The young influencer’s pose is both iconic and ubiquitous: Modelling a fashionable sundress, she turns one way and then the other, with only the presence of the smartphone held steadily at collar-bone level to indicate the snippet is a selfie shot in front of a mirror.

What differentiates this clip from countless others on Instagram, TikTok or other social media platforms, however, is the presence of a “Buy Now” button on the screen that enables the viewer to instantly purchase the dress. The clip is part of a series, each with the same young woman modelling different items, which originated in a livestream broadcast—the weird re-emergence of appointment TV’s immensely popular shopping channel offerings, but projected out into the boundlessness of e-commerce.

On burgeoning platforms like WhatNot, a so-called “live shopping” marketplace, consumers can tune in to hundreds of such promotions, each featuring influencers pitching a wide range of products—everything from cosmetics to action figures—in real time. Geoffroy Robin, chief operating officer of Montreal-based Livescale Technologies, a six-year-old company that offers live shopping services to global brands like L’Oreal, says a rapidly growing number of vendors are embedding “live” into their own websites, many featuring pros with experience selling on live TV who can host “events.” In Asia, he adds, some will do 12 to 14 events per day.

This hybrid channel, he explains, surfaced before 2020 but was turbocharged by the enforced isolation of the pandemic and seems to have become a staple of consumerism in Asia. “This is a solution that is merging and unifying retail and e-commerce,” Robin says. “What we’ve seen before the pandemic is that among our clients, these teams were working in separate silos. Live shopping is really putting the glue in between these two teams.”

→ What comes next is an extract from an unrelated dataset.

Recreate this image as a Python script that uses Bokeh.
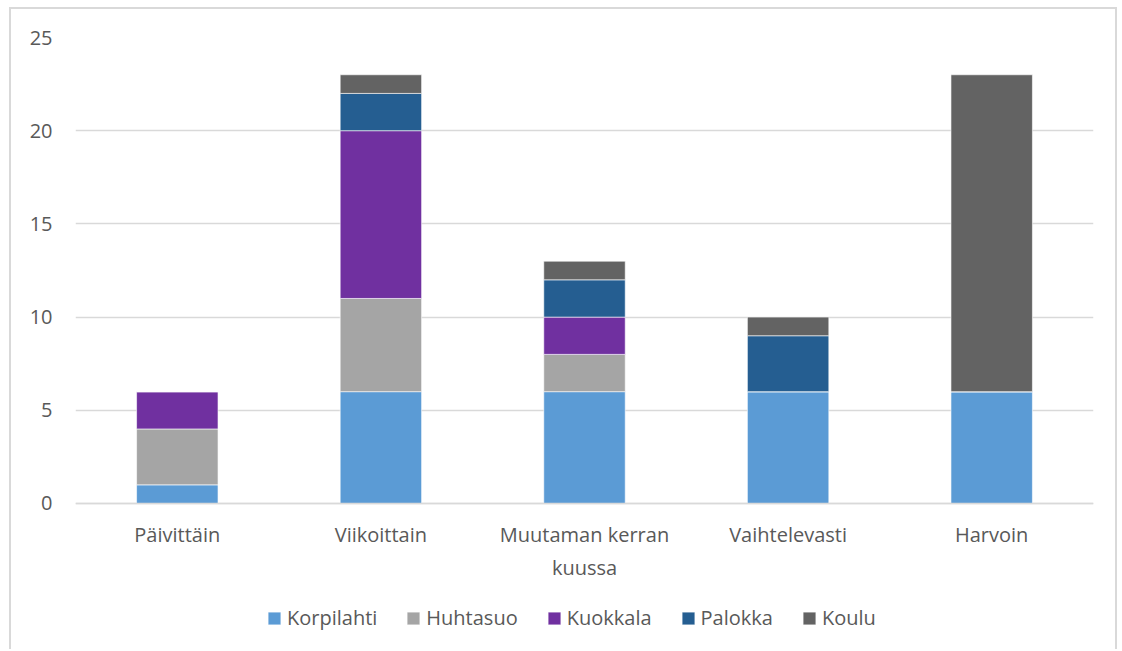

The global retail sector has operated in a state of permanent discombobulation ever since a meteor named Jeff Bezos fell to Earth and killed off those dinosaurs we once knew as department stores. This particular fad, which may be the next megatrend, seems to be the latest chapter in the long-running narrative about how we shop.

Canadian brands and retailers should take note.

“Livestreaming shopping is an emerging business,” says Ruhai Wu, an associate professor of marketing at McMaster University’s DeGroote School of Business. “The growth speed is fascinating.” Indeed, live shopping sales in China exceeded $US500 billion in 2022 (up from US$18 billion annually in 2018 or 2019) and accounts for as much as one-fifth of Chinese e-commerce, according to some estimates. Live shopping revenue in the U.S. currently stands at about US$50 billion and is predicted to grow, albeit more slowly, says Wu.